DAV plädiert für weniger Bürokratie im Verbraucherschutz

Der DAV schlägt statt neuer bürokratischer Pflichten und zur weiteren Ermöglichung eines schnellen und unbürokratischen Vertragsschlusses die Einführung einer materiellen Beweislastregel vor. So könne man im Rahmen von § 312 a Abs. 1 BGB regeln, dass der Vertrag mit einem Unternehmer aufgrund eines Werbeanrufs nur dann mit dem vom Unternehmer gemäß § 312 f Abs. 2 BGB auf dauerhaftem Datenträger bestätigten Inhalt wirksam wird, wenn der Verbraucher dem nicht innerhalb einer angemessenen Frist nach Zugang der Vertragsbestätigung widerspricht. Auch könne man die Fälle unerlaubter Telefonwerbung und ähnlicher verbotener Geschäftspraktiken ausdrücklich als Anfechtungsgründe im Sinne von § 119 oder § 123 BGB etablieren. Damit sei der gewünschte Schutz der Verbraucher unbürokratisch und effektiv gewährleistet.

Keine Verkürzung der Verjährungsfrist beim Verkauf gebrauchter Sachen

Schließlich sieht der Entwurf eine Reform des § 476 Abs. 2 BGB vor. Dort wird den Vertragsparteien beim Verkauf einer gebrauchten Sache die Möglichkeit eingeräumt, die Länge der Verjährungsfrist auf die Dauer von bis zu einem Jahr zu verkürzen. Nach einem Urteil des EuGH erlaubt Art. 7 der EU-Verbrauchsgüterkaufrichtlinie zwar eine Verkürzung der gesetzlichen Gewährleistungsfrist beim Verkauf gebrauchter Güter, nicht jedoch eine Verkürzung der Verjährungsfrist (EuGH, Urteil v. 13.7.2017, C-133/16).
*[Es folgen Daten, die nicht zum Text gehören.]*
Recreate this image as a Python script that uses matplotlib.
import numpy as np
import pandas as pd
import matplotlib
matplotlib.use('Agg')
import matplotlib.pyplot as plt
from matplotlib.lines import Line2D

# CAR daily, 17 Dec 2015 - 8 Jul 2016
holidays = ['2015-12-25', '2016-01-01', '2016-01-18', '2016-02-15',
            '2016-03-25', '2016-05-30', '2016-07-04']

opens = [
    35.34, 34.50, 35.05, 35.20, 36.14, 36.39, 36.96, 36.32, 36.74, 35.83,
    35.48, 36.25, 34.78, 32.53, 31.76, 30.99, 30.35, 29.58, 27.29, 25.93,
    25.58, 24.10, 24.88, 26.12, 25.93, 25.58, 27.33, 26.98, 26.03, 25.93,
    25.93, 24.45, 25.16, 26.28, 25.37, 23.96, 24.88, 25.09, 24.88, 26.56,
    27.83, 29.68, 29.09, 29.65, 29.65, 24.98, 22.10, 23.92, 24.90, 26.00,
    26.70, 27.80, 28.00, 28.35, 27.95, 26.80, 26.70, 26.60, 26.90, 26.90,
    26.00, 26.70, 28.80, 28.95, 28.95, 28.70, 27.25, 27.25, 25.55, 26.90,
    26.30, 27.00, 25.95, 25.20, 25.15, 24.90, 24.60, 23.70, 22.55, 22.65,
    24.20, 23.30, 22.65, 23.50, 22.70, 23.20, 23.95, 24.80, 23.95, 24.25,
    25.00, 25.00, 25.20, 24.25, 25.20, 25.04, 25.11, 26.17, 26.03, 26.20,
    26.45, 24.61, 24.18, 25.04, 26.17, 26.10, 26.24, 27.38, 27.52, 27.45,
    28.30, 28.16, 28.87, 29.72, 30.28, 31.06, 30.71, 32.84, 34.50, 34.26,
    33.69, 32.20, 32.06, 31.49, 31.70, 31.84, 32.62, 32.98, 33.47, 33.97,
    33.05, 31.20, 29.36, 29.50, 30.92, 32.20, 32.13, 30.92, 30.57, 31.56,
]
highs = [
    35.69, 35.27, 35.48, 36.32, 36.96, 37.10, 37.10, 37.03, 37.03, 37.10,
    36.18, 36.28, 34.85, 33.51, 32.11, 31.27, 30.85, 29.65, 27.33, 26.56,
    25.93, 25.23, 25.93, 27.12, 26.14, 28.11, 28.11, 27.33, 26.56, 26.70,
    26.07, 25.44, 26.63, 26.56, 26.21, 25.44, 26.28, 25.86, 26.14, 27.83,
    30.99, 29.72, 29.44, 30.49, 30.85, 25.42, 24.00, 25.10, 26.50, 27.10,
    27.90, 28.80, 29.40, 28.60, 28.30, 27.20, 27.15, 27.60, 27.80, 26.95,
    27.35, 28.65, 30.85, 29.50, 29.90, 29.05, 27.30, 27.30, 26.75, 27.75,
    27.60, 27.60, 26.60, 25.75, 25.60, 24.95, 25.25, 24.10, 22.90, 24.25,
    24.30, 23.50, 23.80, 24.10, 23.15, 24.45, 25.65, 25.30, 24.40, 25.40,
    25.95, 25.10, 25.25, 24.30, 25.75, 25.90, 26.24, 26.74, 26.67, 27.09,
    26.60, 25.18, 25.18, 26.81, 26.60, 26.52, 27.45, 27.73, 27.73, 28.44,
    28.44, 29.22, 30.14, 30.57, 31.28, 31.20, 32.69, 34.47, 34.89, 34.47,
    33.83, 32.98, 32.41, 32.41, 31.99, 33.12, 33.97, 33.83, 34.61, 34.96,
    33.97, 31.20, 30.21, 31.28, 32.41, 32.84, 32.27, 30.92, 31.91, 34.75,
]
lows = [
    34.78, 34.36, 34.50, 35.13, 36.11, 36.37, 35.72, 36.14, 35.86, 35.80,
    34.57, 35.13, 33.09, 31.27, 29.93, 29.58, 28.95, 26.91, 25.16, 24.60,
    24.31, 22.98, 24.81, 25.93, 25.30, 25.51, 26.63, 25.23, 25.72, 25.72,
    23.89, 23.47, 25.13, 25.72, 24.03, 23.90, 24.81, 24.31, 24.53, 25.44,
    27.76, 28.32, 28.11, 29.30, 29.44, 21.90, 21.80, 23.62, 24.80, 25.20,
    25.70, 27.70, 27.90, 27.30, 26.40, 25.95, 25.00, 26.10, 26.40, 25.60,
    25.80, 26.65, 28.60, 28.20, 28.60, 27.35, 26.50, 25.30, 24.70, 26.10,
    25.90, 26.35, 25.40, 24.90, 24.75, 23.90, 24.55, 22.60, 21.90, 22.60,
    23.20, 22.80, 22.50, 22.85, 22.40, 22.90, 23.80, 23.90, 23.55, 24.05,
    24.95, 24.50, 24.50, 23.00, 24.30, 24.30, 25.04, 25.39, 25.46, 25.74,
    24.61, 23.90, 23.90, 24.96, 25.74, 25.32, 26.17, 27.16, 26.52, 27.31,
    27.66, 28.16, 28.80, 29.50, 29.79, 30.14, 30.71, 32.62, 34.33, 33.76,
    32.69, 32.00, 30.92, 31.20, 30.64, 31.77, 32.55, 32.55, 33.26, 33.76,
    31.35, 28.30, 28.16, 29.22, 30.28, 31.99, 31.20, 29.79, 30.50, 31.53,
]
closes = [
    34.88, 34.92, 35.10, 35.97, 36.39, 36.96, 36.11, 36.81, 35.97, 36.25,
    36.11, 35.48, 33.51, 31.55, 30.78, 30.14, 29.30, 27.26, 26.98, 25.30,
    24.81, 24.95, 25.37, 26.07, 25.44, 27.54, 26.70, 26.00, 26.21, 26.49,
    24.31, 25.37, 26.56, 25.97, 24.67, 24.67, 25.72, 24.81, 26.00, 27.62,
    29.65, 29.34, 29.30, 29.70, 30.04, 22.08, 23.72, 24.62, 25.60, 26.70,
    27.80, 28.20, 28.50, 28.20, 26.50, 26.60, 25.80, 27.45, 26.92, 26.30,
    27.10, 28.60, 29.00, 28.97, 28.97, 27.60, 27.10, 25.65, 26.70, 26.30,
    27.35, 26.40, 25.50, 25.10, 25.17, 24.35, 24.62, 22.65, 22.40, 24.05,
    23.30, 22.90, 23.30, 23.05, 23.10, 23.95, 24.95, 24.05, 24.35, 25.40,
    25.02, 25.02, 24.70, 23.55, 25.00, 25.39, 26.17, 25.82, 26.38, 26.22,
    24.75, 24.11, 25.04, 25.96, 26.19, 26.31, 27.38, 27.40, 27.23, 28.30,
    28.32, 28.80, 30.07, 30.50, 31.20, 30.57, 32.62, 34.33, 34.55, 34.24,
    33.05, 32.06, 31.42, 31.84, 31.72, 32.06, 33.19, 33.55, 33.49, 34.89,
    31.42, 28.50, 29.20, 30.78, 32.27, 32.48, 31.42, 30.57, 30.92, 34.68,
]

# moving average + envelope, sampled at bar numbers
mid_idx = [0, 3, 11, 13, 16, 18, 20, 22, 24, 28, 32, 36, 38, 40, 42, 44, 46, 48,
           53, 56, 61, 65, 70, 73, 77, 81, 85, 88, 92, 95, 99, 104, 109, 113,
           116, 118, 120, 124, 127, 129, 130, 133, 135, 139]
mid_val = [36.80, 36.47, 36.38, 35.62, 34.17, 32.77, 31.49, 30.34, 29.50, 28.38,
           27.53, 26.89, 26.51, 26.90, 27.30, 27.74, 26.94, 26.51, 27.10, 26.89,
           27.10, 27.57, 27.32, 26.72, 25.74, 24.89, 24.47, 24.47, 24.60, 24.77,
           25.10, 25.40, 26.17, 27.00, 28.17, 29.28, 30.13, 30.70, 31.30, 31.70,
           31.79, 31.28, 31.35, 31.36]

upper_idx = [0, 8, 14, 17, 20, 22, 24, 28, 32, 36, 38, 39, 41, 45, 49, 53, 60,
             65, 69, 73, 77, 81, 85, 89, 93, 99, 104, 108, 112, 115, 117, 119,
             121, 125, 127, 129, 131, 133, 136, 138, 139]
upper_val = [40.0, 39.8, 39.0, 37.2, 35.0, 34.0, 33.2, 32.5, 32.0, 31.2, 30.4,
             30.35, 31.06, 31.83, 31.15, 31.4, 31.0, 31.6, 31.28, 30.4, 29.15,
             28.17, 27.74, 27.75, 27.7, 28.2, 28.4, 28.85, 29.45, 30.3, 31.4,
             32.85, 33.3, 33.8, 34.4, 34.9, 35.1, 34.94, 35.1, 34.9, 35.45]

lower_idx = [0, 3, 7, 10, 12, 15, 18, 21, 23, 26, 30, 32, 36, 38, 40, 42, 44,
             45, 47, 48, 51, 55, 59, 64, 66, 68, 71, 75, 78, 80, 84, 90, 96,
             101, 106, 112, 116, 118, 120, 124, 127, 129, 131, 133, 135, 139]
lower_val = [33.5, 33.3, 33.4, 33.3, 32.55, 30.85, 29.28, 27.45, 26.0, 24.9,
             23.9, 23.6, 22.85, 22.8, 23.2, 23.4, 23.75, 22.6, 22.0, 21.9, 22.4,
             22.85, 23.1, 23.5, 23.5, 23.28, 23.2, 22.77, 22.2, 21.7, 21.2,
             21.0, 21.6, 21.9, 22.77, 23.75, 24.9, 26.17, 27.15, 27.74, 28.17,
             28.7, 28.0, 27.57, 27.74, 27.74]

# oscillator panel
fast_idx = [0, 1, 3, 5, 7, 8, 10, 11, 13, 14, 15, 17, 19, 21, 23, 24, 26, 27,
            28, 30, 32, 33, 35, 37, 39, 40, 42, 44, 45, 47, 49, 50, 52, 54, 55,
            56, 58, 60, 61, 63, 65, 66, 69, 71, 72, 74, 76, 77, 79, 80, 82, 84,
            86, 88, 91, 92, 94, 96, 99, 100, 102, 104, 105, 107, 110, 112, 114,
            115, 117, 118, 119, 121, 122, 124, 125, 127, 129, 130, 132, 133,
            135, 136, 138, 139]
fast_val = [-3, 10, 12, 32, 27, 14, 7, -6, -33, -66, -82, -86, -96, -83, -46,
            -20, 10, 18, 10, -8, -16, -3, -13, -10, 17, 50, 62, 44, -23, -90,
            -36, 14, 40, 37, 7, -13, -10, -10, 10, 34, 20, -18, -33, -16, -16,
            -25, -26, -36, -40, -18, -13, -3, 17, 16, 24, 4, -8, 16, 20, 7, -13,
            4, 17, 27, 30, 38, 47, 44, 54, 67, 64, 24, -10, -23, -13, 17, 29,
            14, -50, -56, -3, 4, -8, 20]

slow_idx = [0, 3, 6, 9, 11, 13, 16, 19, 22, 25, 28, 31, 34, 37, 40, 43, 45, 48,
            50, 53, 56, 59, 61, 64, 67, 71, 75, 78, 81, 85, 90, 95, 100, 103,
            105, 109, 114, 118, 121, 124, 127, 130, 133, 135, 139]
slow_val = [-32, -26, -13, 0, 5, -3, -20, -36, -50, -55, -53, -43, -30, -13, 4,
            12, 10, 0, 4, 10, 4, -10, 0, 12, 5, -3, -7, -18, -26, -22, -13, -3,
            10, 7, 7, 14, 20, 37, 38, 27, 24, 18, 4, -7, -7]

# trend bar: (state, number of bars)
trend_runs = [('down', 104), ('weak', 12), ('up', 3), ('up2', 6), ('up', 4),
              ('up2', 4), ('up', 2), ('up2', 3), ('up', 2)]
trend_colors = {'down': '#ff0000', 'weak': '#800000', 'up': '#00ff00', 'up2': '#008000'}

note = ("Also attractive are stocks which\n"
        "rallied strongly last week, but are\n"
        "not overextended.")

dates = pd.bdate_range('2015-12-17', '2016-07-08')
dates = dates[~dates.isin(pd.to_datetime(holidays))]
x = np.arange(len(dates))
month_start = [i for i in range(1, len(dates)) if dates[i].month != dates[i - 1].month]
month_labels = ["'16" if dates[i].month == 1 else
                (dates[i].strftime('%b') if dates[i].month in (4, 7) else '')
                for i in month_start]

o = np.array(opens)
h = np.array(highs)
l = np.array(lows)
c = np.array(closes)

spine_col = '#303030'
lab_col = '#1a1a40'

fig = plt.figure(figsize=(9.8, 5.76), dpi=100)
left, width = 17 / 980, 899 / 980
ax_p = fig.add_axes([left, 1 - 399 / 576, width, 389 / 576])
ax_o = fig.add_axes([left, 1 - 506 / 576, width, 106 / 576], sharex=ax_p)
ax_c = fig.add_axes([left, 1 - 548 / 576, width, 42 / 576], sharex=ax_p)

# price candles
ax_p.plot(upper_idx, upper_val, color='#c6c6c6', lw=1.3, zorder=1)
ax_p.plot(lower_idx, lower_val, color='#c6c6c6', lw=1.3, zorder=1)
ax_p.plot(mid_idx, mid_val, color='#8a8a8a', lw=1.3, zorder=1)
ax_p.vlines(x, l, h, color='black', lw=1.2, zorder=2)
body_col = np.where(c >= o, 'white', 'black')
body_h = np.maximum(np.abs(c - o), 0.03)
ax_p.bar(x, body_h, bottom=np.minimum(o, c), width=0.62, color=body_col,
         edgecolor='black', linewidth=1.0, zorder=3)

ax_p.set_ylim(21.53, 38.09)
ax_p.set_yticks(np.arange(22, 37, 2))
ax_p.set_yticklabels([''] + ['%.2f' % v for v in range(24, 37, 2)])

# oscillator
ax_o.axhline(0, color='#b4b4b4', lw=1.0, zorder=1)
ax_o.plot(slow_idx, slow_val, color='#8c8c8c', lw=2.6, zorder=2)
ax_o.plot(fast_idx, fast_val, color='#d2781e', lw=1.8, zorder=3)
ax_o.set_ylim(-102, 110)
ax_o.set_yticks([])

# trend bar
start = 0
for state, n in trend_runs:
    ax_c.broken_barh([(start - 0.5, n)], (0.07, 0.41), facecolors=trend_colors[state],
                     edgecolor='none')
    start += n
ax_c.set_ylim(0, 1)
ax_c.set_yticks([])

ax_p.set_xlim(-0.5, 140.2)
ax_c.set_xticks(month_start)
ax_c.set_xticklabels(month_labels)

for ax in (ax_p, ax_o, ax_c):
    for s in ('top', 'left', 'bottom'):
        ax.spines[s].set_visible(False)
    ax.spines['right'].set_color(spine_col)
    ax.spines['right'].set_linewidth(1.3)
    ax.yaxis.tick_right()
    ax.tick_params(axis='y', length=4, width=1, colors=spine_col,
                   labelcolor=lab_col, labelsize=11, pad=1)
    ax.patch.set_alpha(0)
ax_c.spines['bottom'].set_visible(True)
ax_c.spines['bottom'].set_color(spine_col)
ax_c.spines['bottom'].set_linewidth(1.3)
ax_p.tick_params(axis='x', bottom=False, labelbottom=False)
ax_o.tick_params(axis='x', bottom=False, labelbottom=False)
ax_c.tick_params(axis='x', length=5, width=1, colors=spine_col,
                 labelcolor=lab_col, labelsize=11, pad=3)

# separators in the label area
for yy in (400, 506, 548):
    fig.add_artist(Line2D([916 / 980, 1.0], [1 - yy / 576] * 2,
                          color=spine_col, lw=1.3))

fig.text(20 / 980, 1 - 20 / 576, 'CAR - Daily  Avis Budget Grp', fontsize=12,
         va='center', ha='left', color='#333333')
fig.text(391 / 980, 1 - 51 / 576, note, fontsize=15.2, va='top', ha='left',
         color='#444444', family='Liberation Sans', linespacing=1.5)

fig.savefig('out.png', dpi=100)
Diese den Mitgliedsstaat Belgien betreffende EuGH-Entscheidung wurde in dem Reformentwurf berücksichtigt. Künftig soll den Vertragsparteien im Interesse der Marktfähigkeit gebrauchter Sachen erlaubt werden, sich auf eine Verkürzung der Gewährleistungsfrist auf einen Zeitraum von nicht unter einem Jahr zu einigen. Die Möglichkeit der Verkürzung der Verjährungsfrist auf ein Jahr soll demgegenüber in § 476 BGB gestrichen werden.

Geltung der Reform nur für zukünftige Verträge

Die Änderungen sollen sämtlich nur für Verträge gelten, die nach Inkrafttreten des Gesetzes geschlossen werden.

Auch die Wirtschaft ist vom Reformvorhaben für faire Verbraucherverträge nicht begeistert

Dass die Reform das Gesetzgebungsverfahren ohne Modifikationen, insbesondere in Form von Abschwächungen, durchläuft, erscheint nach der umfassenden Kritik des DAV als eher zweifelhaft. Auch der „Verband Deutscher Kabelnetzbetreiber e.V.“ hat sich zur beabsichtigten Verkürzung von Vertragslaufzeiten bereits in einer schriftlichen Stellungnahme kritisch geäußert und verweist auf die hohen Investitionskosten im Zusammenhang mit dem Ausbau von Glasfasernetzen, die durch die Verkürzung der vertraglichen Bindungsdauer von Mobilfunkkunden konterkariert würde. Auch die geplante Bestätigungslösung für telefonisch geschlossene Energielieferverträge lehnt der Verband als unzulässigen Eingriff in die Vertragsfreiheit ab. Im Ergebnis hat der Referentenentwurf des BMJV auch in handwerklicher Hinsicht noch deutlichen Nachbesserungsbedarf.